Worst of all, like Justin, he seemed to think the whole thing was over. I had to change that.
“Justin is hopeless, as hopeless as his lawyer,” I said, waving Harris’s thick case file along with the printer sheets from the research I’d done at my hotel the night before. “Which has to change right now. We need to turn this around, Charlie. We need to go over this case with a fine-tooth comb. What about justice?”
Charlie tipped up his can and dropped the empty on the porch floor.
“Ours is a world where justice is accidental and innocence no protection. Someone said that. Euripides? Smart fuck, whoever he was,” Charlie said as he cracked open another beer.
I went over and snatched it out of his hand and threw it off the porch before I sat down next to him.
“Did you know that at the time of Harris’s arrest,” I said, showing him my papers, “the local West Palm news showed his picture and broadcast his perp walk? Several local newspaper editorials called for swift justice before the trial even began. A motion to move the trial upstate to a neutral venue by his first lawyer was dismissed out of hand. You and I both know Harris was ramrodded.”
“I hit on those points at his direct appeal and at the writ of certiorari we sent to the state supreme court, but no sale,” Charlie said. “I was at that trial, sweet peach. I actually held the envelope that had Foster’s underwear and Harris’s DNA. I killed myself on that case. I did everything possible. I brought in the phone-book-sized record of all the men in South Florida who have been in Airborne units to show how circumstantial the state’s evidence was, but they didn’t want to hear it. Harris getting capital punishment is what got me to hang up my briefcase. I’m against the death penalty.”
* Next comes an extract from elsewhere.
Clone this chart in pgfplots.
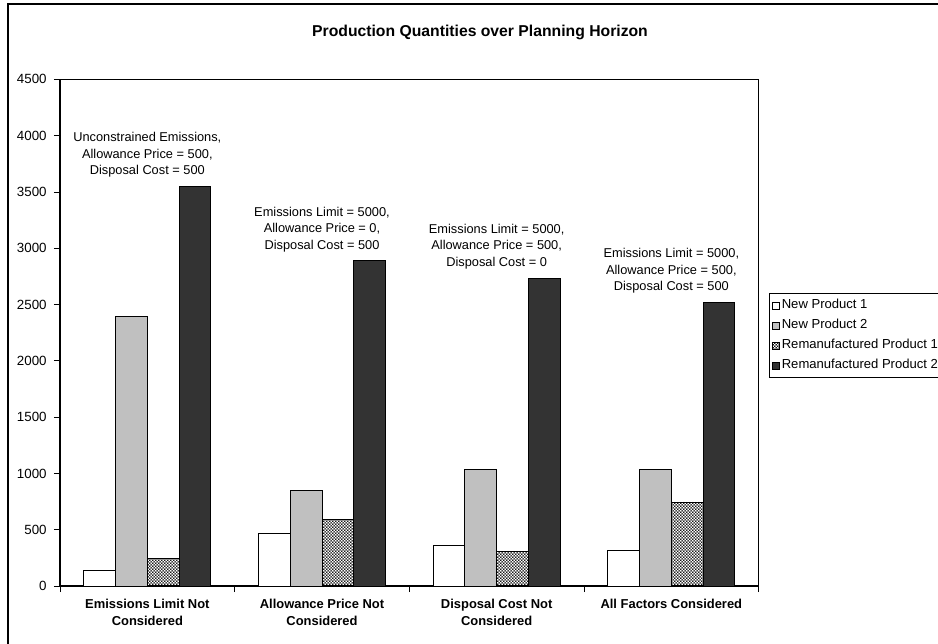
\documentclass[border=0pt]{standalone}
\usepackage{fontspec}
\setmainfont{Liberation Sans}
\usepackage{pgfplots}
\usepackage{pgfplotstable}
\pgfplotsset{compat=1.18}
\usetikzlibrary{patterns}

% fine staggered dot fill for the remanufactured product 1 bars
\pgfdeclarepatternformonly{finedots}{\pgfpointorigin}{\pgfqpoint{2.2pt}{2.2pt}}{\pgfqpoint{2.2pt}{2.2pt}}{%
  \pgfpathcircle{\pgfqpoint{0.55pt}{0.55pt}}{0.68pt}%
  \pgfpathcircle{\pgfqpoint{1.65pt}{1.65pt}}{0.68pt}%
  \pgfusepath{fill}}

\definecolor{np2}{RGB}{192,192,192}
\definecolor{rp2}{RGB}{51,51,51}

% production quantities per scenario
\pgfplotstableread{
x np1 np2 rp1 rp2
0 142 2395 243 3550
1 471 846 592 2888
2 361 1036 305 2735
3 320 1036 740 2520
}\prodtable

\begin{document}
\begin{tikzpicture}
\useasboundingbox (0,0) rectangle (703.5pt,482.25pt);
\draw[line width=1.4pt] (6pt,479.25pt) rectangle (730pt,-20pt);
\node[font=\bfseries\fontsize{11.8}{13}\selectfont] at (360pt,458.25pt) {Production Quantities over Planning Horizon};
\begin{axis}[
  at={(45pt,42.75pt)}, anchor=south west,
  width=524pt, height=380pt, scale only axis,
  ybar=0pt, bar width=23.85pt,
  xmin=-0.5, xmax=3.5, ymin=0, ymax=4500,
  ytick distance=500,
  % tick marks between the scenario groups, names centred in each interval
  xtick={-0.5,0.5,1.5,2.5,3.5},
  x tick label as interval,
  xticklabels={{Emissions Limit Not\\[2pt]Considered},{Allowance Price Not\\[2pt]Considered},{Disposal Cost Not\\[2pt]Considered},{All Factors Considered}},
  xticklabel style={font=\bfseries\fontsize{9.7}{11}\selectfont, align=center, yshift=-1.5pt},
  tick align=outside, xtick pos=bottom, ytick pos=left,
  major tick length=4.5pt,
  tick style={black, line width=0.6pt},
  axis line style={line width=0.9pt},
  /pgf/number format/assume math mode=true,
  /pgf/number format/1000 sep={},
  yticklabel style={font=\fontsize{10}{12}\selectfont, xshift=-2pt},
  every axis plot/.append style={draw=black, line width=0.7pt},
  legend style={at={(1.0147,0.578)}, anchor=north west, draw=black, line width=0.7pt,
    font=\fontsize{9.8}{11}\selectfont, row sep=3pt, inner xsep=2pt, inner ysep=3pt,
    nodes={inner sep=1.5pt, text height=7pt, text depth=2pt}},
  legend cell align=left,
  legend image code/.code={\draw[#1, line width=0.6pt] (0pt,-2.6pt) rectangle (5.2pt,2.6pt);},
]
\addplot[fill=white] table[x=x,y=np1]{\prodtable};
\addplot[fill=np2] table[x=x,y=np2]{\prodtable};
\addplot[pattern=finedots] table[x=x,y=rp1]{\prodtable};
\addplot[fill=rp2] table[x=x,y=rp2]{\prodtable};
\legend{New Product 1, New Product 2, Remanufactured Product 1, Remanufactured Product 2}

\begin{scope}[every node/.style={anchor=south, align=center, inner sep=0pt, yshift=6.5pt, font=\fontsize{9.6}{12.4}\selectfont}]
\node at (axis cs:0,3550) {Unconstrained Emissions,\\Allowance Price = 500,\\Disposal Cost = 500};
\node at (axis cs:1,2888) {Emissions Limit = 5000,\\Allowance Price = 0,\\Disposal Cost = 500};
\node at (axis cs:2,2735) {Emissions Limit = 5000,\\Allowance Price = 500,\\Disposal Cost = 0};
\node at (axis cs:3,2520) {Emissions Limit = 5000,\\Allowance Price = 500,\\Disposal Cost = 500};
\end{scope}
\end{axis}
\end{tikzpicture}
\end{document}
“But he didn’t do this!” I yelled.
“But so what!” Charlie yelled back.
This was crazy. I’d come down here and risked everything to help out an innocent man, and I was getting resistance from both him and his lawyer.
I struggled to think up a way to inspire Charlie. I needed him on board. I couldn’t do this alone. At least not without revealing the dangerous lie that was my life.
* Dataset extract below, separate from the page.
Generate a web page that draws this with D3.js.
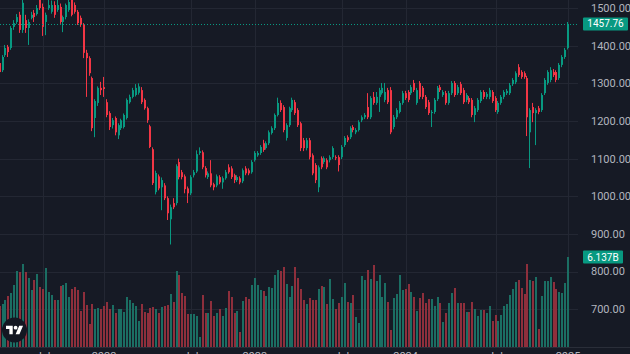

“And maybe he did do it. How do you know? Were you there?” Charlie said.
“I just know,” I said.
“I get it,” the Southern beach bum lawyer said as he began tuning his steel guitar. “You’re a psychic bitchy New York lawyer.”
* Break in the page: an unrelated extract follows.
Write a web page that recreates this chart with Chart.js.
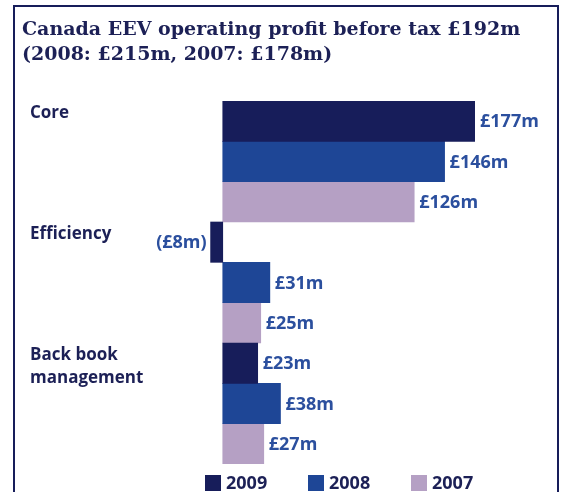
<!DOCTYPE html>
<html lang="en">
<head>
  <meta charset="UTF-8">
  <title>Canada EEV operating profit</title>
  <style>
    html, body { margin: 0; padding: 0; background: #fff; overflow: hidden; }
    canvas { display: block; }
  </style>
  <script src="https://cdn.jsdelivr.net/npm/chart.js"></script>
</head>
<body>
  <canvas id="myChart" width="561" height="492"></canvas>
  <script>
    const titleLines = ['Canada EEV operating profit before tax £192m', '(2008: £215m, 2007: £178m)'];
    const categories = [['Core'], ['Efficiency'], ['Back book', 'management']];
    const years = ['2009', '2008', '2007'];
    const values2009 = [177, -8, 23];
    const values2008 = [146, 31, 38];
    const values2007 = [126, 25, 27];

    const navy = '#171d5a';
    const textNavy = '#1c2056';
    const labelBlue = '#2b4f9e';
    const colors = ['#171d5a', '#1e4696', '#b5a0c4'];

    function fmt(v) {
      return v < 0 ? '(£' + (-v) + 'm)' : '£' + v + 'm';
    }

    // frame, title, category names, value labels and legend
    const decor = {
      id: 'decor',
      afterDatasetsDraw(chart) {
        const c = chart.ctx;
        const area = chart.chartArea;
        const y = chart.scales.y;
        c.save();

        // frame (no bottom edge)
        c.strokeStyle = navy;
        c.lineWidth = 2;
        c.beginPath();
        c.moveTo(14, 492);
        c.lineTo(14, 6);
        c.lineTo(558, 6);
        c.lineTo(558, 492);
        c.stroke();

        // title
        c.fillStyle = textNavy;
        c.font = 'bold 19px "DejaVu Serif"';
        c.textAlign = 'left';
        c.textBaseline = 'middle';
        c.fillText(titleLines[0], 22, 30);
        c.fillText(titleLines[1], 22, 55);

        // category names at the top of each group
        c.font = 'bold 17px "Open Sans"';
        const band = (y.getPixelForValue(1) - y.getPixelForValue(0));
        categories.forEach((lines, i) => {
          const top = y.getPixelForValue(i) - band / 2;
          lines.forEach((t, k) => c.fillText(t, 30, top + 12 + k * 23.5));
        });

        // value labels
        c.fillStyle = labelBlue;
        c.font = 'bold 18px "Open Sans"';
        chart.data.datasets.forEach((ds, di) => {
          chart.getDatasetMeta(di).data.forEach((bar, i) => {
            const v = ds.data[i];
            if (v < 0) {
              c.textAlign = 'right';
              c.fillText(fmt(v), bar.x - 4, bar.y + 1);
            } else {
              c.textAlign = 'left';
              c.fillText(fmt(v), Math.min(bar.x, area.right) + 5, bar.y + 1);
            }
          });
        });

        // legend
        c.font = 'bold 18px "Open Sans"';
        c.textAlign = 'left';
        const legendX = [205, 308, 411];
        chart.data.datasets.forEach((ds, di) => {
          c.fillStyle = ds.backgroundColor;
          c.fillRect(legendX[di], 475, 16, 16);
          c.fillStyle = textNavy;
          c.fillText(ds.label, legendX[di] + 21, 484);
        });

        c.restore();
      }
    };

    const ctx = document.getElementById('myChart').getContext('2d');
    const myChart = new Chart(ctx, {
      type: 'bar',
      data: {
        labels: categories.map(l => l.join(' ')),
        datasets: [
          { label: years[0], data: values2009, backgroundColor: colors[0] },
          { label: years[1], data: values2008, backgroundColor: colors[1] },
          { label: years[2], data: values2007, backgroundColor: colors[2] }
        ]
      },
      options: {
        indexAxis: 'y',
        responsive: false,
        animation: false,
        categoryPercentage: 1,
        barPercentage: 1,
        layout: { padding: { left: 203, right: 86, top: 101, bottom: 28 } },
        scales: {
          x: { display: false, min: -13, max: 166 },
          y: { display: false }
        },
        plugins: {
          legend: { display: false },
          tooltip: { enabled: false }
        }
      },
      plugins: [decor]
    });
  </script>
</body>
</html>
“Haven’t you ever believed in anything?” I said. “Believed in something not for any reason, but just because you believed in it with every square inch of your body? That’s how I feel about this case.”
Charlie lifted a new can to his lips. He let out a breath before he lowered it. “And if you only believe, then fairies will sparkle magic dust on Justin’s jail cell door and make it disappear,” he said, angrily putting down the guitar. “Fine. You win. I guess you should go in and put on some coffee while I take a look at the old file yet again. Gee, this is going to be fun, dredging up my life’s worst failure for the thousandth time.”
I smiled as I walked past him toward his front door.
“New York City pain in my ass,” he mumbled as he opened the folder I’d brought. “Milk with two sugars, you hear me? And one of those doughnuts and… and I hate you, Nina, whatever the hell your name is.”
“I love you, too, Charlie,” I whispered to myself as I found the kitchen.
Chapter 77
CHARLIE AND I spent the rest of that Saturday working our asses off. On a beat-up leather couch in Charlie’s office, we went over Harris’s trial transcript line by line. Later Charlie, humming, sitting behind his desk, spun a rugby ball as he drank coffee, nodding as he read to himself.
Charlie really had done one hell of a job, I soon realized, as I turned the trial transcript and appeal pages. Pointed out inconsistencies.